Perhaps it doesn't qualify for the "inexcusable" tag, but it sure seems pretty broken. "It's always been that way" doesn't strike me as a very good resolution reason for the bug.

It's not trivial. This is 2014, not 1960. If computers should do one thing correctly, it should be to display text. As it happens, only a small subset of languages can be displayed correctly in email addresses. It's completely and utterly ridiculous.

Sure, it's understandable as email is an old and a widely used protocol, so changes are difficult to push through.
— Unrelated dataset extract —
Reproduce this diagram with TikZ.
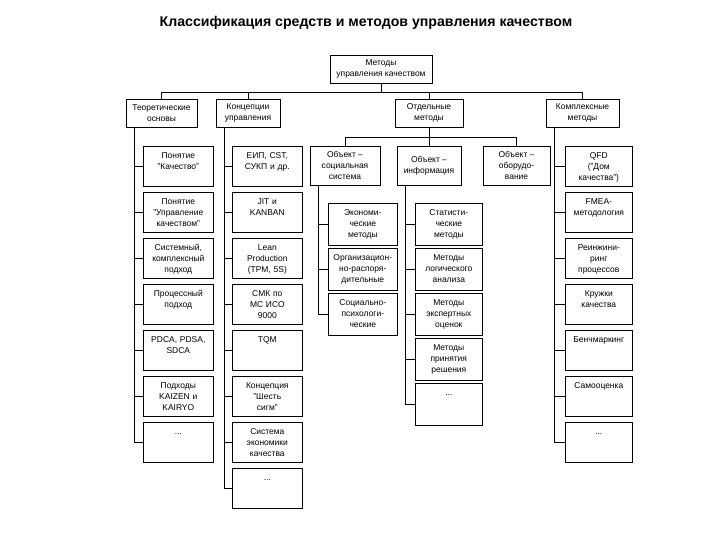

But it's not acceptable, and it's not "relatively trivial".

There's no risk of "breaking the web", since the web is already broken for billions of people.

If email can't be made to support UTF-8, then email should be replaced altogether.

The major problems are not really technical in nature. Homographs, Unicode madness (normalization etc..), and the biggest problem of all: input methods. It would be highly ironical if "international" "more global" email would lead to more nationalized islands because only local people can input those "international" email addresses. A single global character set (in the non-technical sense) is required for a system to be really global. You might argue that ASCII being that global set is eurocentric, but there isn't really any good alternatives available. Afaik pretty much every computer can input ASCII with relative ease no matter how exotic their users native script is.